• **Written exercise**
Pull out each line of the data that includes the word "React".

• **Data excerpt**
═══

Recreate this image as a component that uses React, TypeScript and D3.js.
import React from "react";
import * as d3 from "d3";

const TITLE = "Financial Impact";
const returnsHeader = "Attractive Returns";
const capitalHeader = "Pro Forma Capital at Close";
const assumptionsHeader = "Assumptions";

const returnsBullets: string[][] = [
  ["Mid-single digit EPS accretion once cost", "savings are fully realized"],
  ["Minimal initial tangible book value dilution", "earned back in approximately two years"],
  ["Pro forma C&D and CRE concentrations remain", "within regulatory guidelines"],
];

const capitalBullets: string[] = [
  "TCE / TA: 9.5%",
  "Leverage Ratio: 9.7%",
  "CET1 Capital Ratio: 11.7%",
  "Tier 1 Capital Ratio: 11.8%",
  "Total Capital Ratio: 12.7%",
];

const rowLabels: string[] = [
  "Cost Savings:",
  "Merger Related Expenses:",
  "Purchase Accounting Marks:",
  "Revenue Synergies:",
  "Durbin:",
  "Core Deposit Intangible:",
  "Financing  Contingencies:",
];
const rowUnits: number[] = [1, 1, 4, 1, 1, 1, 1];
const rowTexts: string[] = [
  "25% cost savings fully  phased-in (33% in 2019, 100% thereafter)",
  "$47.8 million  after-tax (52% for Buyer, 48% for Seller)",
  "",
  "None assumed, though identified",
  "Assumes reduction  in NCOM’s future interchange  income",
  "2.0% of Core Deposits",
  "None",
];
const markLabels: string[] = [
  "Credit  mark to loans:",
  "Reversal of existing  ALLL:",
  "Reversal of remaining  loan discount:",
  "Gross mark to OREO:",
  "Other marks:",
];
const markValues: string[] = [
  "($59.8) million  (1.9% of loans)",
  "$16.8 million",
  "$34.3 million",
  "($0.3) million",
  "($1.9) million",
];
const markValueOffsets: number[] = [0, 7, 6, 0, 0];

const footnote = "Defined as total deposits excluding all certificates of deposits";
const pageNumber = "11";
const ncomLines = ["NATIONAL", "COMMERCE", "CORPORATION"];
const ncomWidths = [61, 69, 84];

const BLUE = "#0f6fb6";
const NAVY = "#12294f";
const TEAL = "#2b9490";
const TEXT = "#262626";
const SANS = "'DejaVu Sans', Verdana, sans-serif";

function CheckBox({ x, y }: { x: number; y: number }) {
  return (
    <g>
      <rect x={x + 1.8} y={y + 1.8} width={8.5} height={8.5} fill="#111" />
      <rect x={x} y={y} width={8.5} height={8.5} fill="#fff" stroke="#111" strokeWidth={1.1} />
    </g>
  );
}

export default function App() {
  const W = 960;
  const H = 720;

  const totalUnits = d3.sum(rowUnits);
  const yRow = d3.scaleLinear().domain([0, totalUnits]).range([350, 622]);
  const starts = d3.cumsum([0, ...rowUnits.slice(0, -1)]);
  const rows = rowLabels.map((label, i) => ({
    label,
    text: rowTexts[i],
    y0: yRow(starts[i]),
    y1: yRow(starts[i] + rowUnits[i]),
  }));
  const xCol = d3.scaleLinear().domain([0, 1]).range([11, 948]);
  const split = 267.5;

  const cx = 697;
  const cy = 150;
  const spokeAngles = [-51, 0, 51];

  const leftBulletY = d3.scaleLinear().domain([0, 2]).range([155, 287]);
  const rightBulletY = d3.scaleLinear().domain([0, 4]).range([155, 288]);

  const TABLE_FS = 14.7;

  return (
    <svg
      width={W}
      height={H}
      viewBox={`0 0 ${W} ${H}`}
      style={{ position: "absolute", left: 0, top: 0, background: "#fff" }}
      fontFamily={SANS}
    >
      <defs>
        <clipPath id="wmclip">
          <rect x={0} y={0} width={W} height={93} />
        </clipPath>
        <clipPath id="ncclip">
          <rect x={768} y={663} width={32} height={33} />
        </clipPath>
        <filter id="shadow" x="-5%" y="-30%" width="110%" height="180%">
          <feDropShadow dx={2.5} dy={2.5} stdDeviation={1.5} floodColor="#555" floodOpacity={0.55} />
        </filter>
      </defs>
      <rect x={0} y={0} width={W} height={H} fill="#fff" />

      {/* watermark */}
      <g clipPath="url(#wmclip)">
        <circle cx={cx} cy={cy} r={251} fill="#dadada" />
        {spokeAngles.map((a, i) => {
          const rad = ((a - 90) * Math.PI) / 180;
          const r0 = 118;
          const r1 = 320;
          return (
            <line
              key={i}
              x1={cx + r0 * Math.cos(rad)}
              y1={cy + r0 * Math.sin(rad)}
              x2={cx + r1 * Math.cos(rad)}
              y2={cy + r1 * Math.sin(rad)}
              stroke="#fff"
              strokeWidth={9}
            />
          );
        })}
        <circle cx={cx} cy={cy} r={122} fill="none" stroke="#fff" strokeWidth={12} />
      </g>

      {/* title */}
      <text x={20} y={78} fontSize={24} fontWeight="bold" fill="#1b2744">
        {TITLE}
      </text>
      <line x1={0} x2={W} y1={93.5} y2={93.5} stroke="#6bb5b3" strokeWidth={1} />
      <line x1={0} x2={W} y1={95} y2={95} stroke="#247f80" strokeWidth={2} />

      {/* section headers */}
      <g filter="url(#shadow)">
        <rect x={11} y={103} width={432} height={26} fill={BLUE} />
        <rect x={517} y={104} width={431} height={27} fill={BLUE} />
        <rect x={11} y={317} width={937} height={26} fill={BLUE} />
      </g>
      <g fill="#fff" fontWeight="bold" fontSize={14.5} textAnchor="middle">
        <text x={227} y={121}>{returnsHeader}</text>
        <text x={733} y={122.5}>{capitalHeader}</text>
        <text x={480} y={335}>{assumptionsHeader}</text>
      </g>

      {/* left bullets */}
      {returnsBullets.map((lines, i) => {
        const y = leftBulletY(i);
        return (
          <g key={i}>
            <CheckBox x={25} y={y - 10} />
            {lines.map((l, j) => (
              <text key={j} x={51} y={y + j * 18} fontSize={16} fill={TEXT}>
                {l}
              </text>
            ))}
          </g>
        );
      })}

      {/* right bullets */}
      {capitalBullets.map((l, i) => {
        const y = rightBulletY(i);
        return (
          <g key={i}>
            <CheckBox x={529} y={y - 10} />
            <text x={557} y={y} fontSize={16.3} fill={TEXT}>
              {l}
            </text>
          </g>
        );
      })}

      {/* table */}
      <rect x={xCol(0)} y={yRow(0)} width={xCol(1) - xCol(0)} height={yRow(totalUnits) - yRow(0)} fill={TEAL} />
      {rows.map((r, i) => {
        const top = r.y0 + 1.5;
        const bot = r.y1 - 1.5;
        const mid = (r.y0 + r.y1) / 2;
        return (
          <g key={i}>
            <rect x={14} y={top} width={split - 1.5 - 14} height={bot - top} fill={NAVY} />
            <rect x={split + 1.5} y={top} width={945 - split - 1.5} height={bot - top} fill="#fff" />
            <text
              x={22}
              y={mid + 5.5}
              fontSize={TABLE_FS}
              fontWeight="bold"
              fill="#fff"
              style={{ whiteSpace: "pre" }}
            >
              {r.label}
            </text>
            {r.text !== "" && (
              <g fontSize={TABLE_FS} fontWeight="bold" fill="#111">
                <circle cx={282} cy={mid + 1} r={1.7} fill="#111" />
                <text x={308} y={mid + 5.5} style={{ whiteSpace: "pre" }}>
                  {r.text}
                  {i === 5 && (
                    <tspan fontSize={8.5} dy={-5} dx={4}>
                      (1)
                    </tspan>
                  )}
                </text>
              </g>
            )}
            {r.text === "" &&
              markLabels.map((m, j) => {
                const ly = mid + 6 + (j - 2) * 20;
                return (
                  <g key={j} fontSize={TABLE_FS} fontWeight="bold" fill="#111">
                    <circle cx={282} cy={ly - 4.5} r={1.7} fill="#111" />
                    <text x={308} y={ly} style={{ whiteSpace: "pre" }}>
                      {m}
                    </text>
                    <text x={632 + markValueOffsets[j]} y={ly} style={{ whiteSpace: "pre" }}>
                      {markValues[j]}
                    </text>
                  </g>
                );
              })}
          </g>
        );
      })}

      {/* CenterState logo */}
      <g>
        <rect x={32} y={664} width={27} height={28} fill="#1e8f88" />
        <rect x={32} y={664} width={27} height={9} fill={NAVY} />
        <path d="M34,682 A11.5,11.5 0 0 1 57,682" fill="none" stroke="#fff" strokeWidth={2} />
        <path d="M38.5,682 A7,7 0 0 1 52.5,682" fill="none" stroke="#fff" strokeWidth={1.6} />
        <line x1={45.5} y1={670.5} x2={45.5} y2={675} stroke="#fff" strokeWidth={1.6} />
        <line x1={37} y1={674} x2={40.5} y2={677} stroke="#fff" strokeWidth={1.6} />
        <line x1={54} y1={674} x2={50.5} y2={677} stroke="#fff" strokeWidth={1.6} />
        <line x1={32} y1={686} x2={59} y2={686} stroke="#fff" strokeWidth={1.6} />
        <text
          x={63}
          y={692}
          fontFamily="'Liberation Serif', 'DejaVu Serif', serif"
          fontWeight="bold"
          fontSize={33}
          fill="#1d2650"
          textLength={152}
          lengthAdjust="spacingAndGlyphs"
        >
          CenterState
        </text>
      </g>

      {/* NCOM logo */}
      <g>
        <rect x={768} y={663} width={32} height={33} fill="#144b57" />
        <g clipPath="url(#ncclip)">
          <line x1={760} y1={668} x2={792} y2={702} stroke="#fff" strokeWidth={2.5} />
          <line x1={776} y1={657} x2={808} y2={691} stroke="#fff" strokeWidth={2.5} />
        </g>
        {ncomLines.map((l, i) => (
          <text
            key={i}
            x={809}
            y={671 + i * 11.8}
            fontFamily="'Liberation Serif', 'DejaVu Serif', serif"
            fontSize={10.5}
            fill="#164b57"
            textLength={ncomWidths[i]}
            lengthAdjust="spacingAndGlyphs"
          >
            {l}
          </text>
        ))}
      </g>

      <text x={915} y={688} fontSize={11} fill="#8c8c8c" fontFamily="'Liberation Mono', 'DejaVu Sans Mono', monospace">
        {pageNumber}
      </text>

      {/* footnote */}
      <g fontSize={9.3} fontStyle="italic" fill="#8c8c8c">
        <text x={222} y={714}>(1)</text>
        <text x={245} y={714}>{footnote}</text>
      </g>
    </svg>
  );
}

═══

• **Answer below**
Recreate this image as a component that uses React, TypeScript and D3.js.
import React from "react";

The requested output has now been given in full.